Provided records =>
▬▬▬▬▬▬▬▬▬▬
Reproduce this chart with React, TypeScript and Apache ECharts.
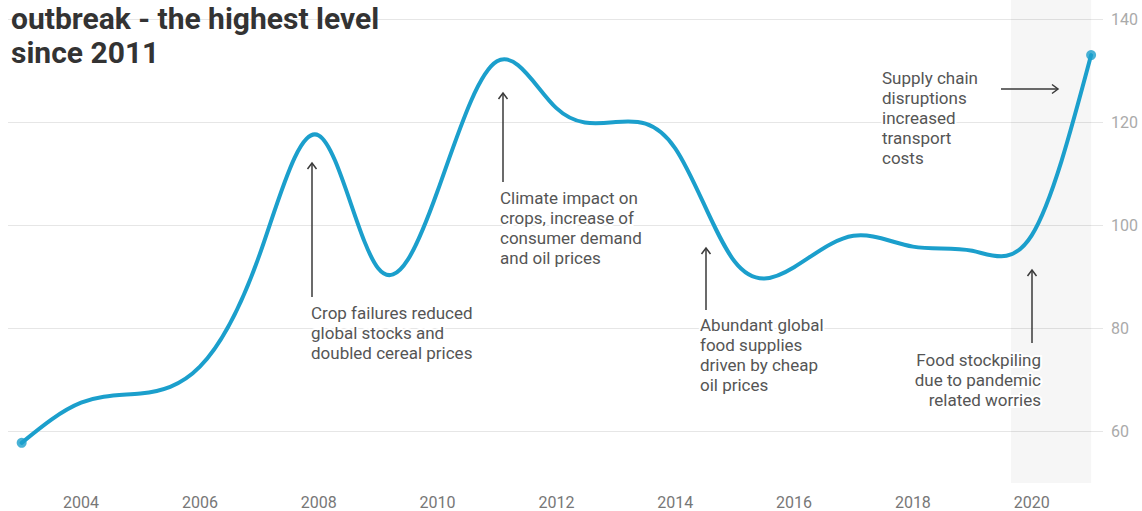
import React, { useEffect, useRef } from "react";
import * as echarts from "echarts";

const years = [2003, 2004, 2005, 2006, 2007, 2008, 2009, 2010, 2011, 2012, 2013, 2014, 2015, 2016, 2017, 2018, 2019, 2020, 2021];
const foodPriceIndex = [57.8, 65.6, 67.4, 72.6, 94.2, 117.5, 91.7, 106.7, 131.9, 122.8, 120.1, 115.0, 93.0, 91.9, 98.0, 95.9, 95.1, 98.1, 133.1];
const xTickLabels = [2004, 2006, 2008, 2010, 2012, 2014, 2016, 2018, 2020];
const yTickLabels = [60, 80, 100, 120, 140];
const shadedYears = [2019.65, 2021];

const titleLines = ["outbreak - the highest level", "since 2011"];
const notes = [
  { text: "Crop failures reduced\nglobal stocks and\ndoubled cereal prices", x: 311, y: 303, align: "left" },
  { text: "Climate impact on\ncrops, increase of\nconsumer demand\nand oil prices", x: 500, y: 188, align: "left" },
  { text: "Abundant global\nfood supplies\ndriven by cheap\noil prices", x: 700, y: 315, align: "left" },
  { text: "Food stockpiling\ndue to pandemic\nrelated worries", x: 1041, y: 350, align: "right" },
  { text: "Supply chain\ndisruptions\nincreased\ntransport\ncosts", x: 882, y: 68, align: "left" },
];
const upArrows = [
  { x: 312, top: 163, bottom: 297 },
  { x: 503, top: 93, bottom: 182 },
  { x: 706, top: 248, bottom: 310 },
  { x: 1032, top: 270, bottom: 343 },
];
const rightArrow = { y: 89, left: 1001, right: 1058 };

const FONT = "Roboto, 'Noto Sans', sans-serif";
const LINE_COLOR = "#1b9fcc";

// natural cubic spline through pixel points -> SVG path data
function naturalSplinePath(pts: number[][]): string {
  const n = pts.length;
  if (n < 2) return "";
  const xs = pts.map((p) => p[0]);
  const ys = pts.map((p) => p[1]);
  const h: number[] = [];
  for (let i = 0; i < n - 1; i++) h.push(xs[i + 1] - xs[i]);
  const M = new Array(n).fill(0);
  if (n > 2) {
    const a: number[] = [], b: number[] = [], c: number[] = [], d: number[] = [];
    for (let i = 1; i < n - 1; i++) {
      a.push(h[i - 1]);
      b.push(2 * (h[i - 1] + h[i]));
      c.push(h[i]);
      d.push(6 * ((ys[i + 1] - ys[i]) / h[i] - (ys[i] - ys[i - 1]) / h[i - 1]));
    }
    const m = b.length;
    for (let i = 1; i < m; i++) {
      const w = a[i] / b[i - 1];
      b[i] -= w * c[i - 1];
      d[i] -= w * d[i - 1];
    }
    const sol = new Array(m).fill(0);
    sol[m - 1] = d[m - 1] / b[m - 1];
    for (let i = m - 2; i >= 0; i--) sol[i] = (d[i] - c[i] * sol[i + 1]) / b[i];
    for (let i = 0; i < m; i++) M[i + 1] = sol[i];
  }
  let path = `M${xs[0]},${ys[0]}`;
  for (let i = 0; i < n - 1; i++) {
    const hi = h[i];
    const slope = (ys[i + 1] - ys[i]) / hi;
    const d0 = slope - (hi * (2 * M[i] + M[i + 1])) / 6;
    const d1 = slope + (hi * (M[i] + 2 * M[i + 1])) / 6;
    const c1x = xs[i] + hi / 3, c1y = ys[i] + (d0 * hi) / 3;
    const c2x = xs[i + 1] - hi / 3, c2y = ys[i + 1] - (d1 * hi) / 3;
    path += ` C${c1x},${c1y} ${c2x},${c2y} ${xs[i + 1]},${ys[i + 1]}`;
  }
  return path;
}

export default function App() {
  const ref = useRef<HTMLDivElement>(null);
  useEffect(() => {
    if (!ref.current) return;
    const chart = echarts.init(ref.current, null, { renderer: "svg" });
    const last = years.length - 1;
    const seriesData = years.map((yr, i) => [yr, foodPriceIndex[i]]);
    const endPoints = [seriesData[0], seriesData[last]];

    const graphics: any[] = [];
    graphics.push({
      type: "text",
      x: 11,
      y: 1,
      z: 100,
      style: {
        text: titleLines.join("\n"),
        font: `bold 30px ${FONT}`,
        lineHeight: 34,
        fill: "#333333",
        textAlign: "left",
        textVerticalAlign: "top",
      },
    });
    notes.forEach((n) => {
      graphics.push({
        type: "text",
        x: n.x,
        y: n.y,
        z: 100,
        style: {
          text: n.text,
          font: `17px ${FONT}`,
          lineHeight: 20,
          fill: "#555555",
          stroke: "#ffffff",
          lineWidth: 4,
          textAlign: n.align,
          textVerticalAlign: "top",
        },
      });
    });
    upArrows.forEach((a) => {
      graphics.push({
        type: "line",
        z: 100,
        shape: { x1: a.x, y1: a.top, x2: a.x, y2: a.bottom },
        style: { stroke: "#3a3a3a", lineWidth: 1.5 },
      });
      graphics.push({
        type: "polyline",
        z: 100,
        shape: { points: [[a.x - 4.5, a.top + 6], [a.x, a.top], [a.x + 4.5, a.top + 6]] },
        style: { stroke: "#3a3a3a", lineWidth: 1.5, fill: "none" },
      });
    });
    graphics.push({
      type: "line",
      z: 100,
      shape: { x1: rightArrow.left, y1: rightArrow.y, x2: rightArrow.right, y2: rightArrow.y },
      style: { stroke: "#3a3a3a", lineWidth: 1.5 },
    });
    graphics.push({
      type: "polyline",
      z: 100,
      shape: {
        points: [
          [rightArrow.right - 6, rightArrow.y - 4.5],
          [rightArrow.right, rightArrow.y],
          [rightArrow.right - 6, rightArrow.y + 4.5],
        ],
      },
      style: { stroke: "#3a3a3a", lineWidth: 1.5, fill: "none" },
    });

    chart.setOption({
      animation: false,
      grid: { left: 8, right: 39, top: 0, bottom: 28, containLabel: false },
      xAxis: {
        type: "value",
        min: 2002.77,
        max: 2021.2,
        axisLine: { show: false },
        axisTick: { show: false, customValues: xTickLabels },
        splitLine: { show: false },
        axisLabel: {
          customValues: xTickLabels,
          formatter: (v: number) => String(v),
          color: "#777777",
          fontSize: 16,
          fontFamily: FONT,
          margin: 11,
        },
      },
      yAxis: {
        type: "value",
        position: "right",
        min: 50,
        max: 143.8,
        axisLine: { show: false },
        axisTick: { show: false, customValues: yTickLabels },
        splitLine: { show: true, lineStyle: { color: "#e6e6e6", width: 1 } },
        axisLabel: {
          customValues: yTickLabels,
          color: "#aaaaaa",
          fontSize: 16,
          fontFamily: FONT,
          margin: 8,
        },
      },
      series: [
        {
          type: "custom",
          data: seriesData,
          z: 3,
          renderItem: (params: any, api: any) => {
            if (params.dataIndex !== 0) return null;
            const pts = seriesData.map((d) => api.coord(d));
            return {
              type: "path",
              shape: { pathData: naturalSplinePath(pts) },
              style: { stroke: LINE_COLOR, lineWidth: 4, fill: "none", lineCap: "round", lineJoin: "round" },
            };
          },
          markArea: {
            silent: true,
            itemStyle: { color: "rgba(0,0,0,0.035)" },
            data: [[{ xAxis: shadedYears[0] }, { xAxis: shadedYears[1] }]],
          },
        },
        {
          type: "scatter",
          data: endPoints,
          z: 4,
          symbol: "circle",
          symbolSize: 10,
          itemStyle: { color: LINE_COLOR },
        },
      ],
      graphic: graphics,
    });
    return () => chart.dispose();
  }, []);
  return <div ref={ref} style={{ width: 1142, height: 511, position: "absolute", left: 0, top: 0 }} />;
}
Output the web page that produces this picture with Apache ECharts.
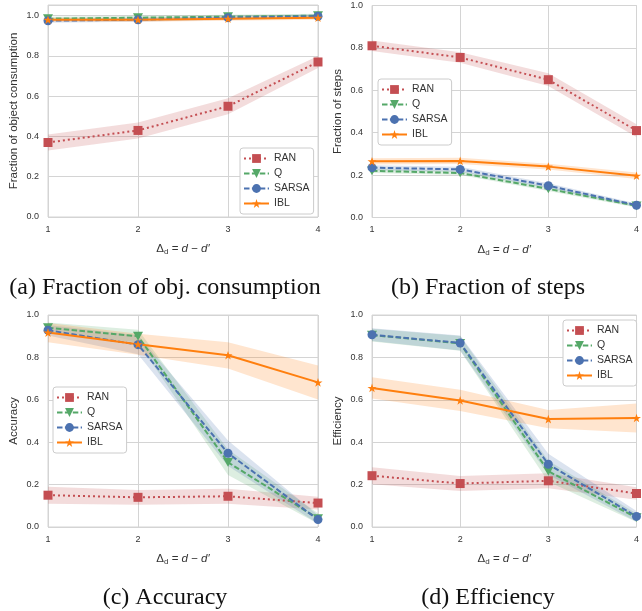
▬▬▬▬▬▬▬▬▬▬
Stated exercise =>
Begin at the top of the material above and output each line exactly, stopping after the line that holds "const shadedYears = [2019.65, 2021];". Leave out pictures.

The completed task =>
Reproduce this chart with React, TypeScript and Apache ECharts.
import React, { useEffect, useRef } from "react";
import * as echarts from "echarts";

const years = [2003, 2004, 2005, 2006, 2007, 2008, 2009, 2010, 2011, 2012, 2013, 2014, 2015, 2016, 2017, 2018, 2019, 2020, 2021];
const foodPriceIndex = [57.8, 65.6, 67.4, 72.6, 94.2, 117.5, 91.7, 106.7, 131.9, 122.8, 120.1, 115.0, 93.0, 91.9, 98.0, 95.9, 95.1, 98.1, 133.1];
const xTickLabels = [2004, 2006, 2008, 2010, 2012, 2014, 2016, 2018, 2020];
const yTickLabels = [60, 80, 100, 120, 140];
const shadedYears = [2019.65, 2021];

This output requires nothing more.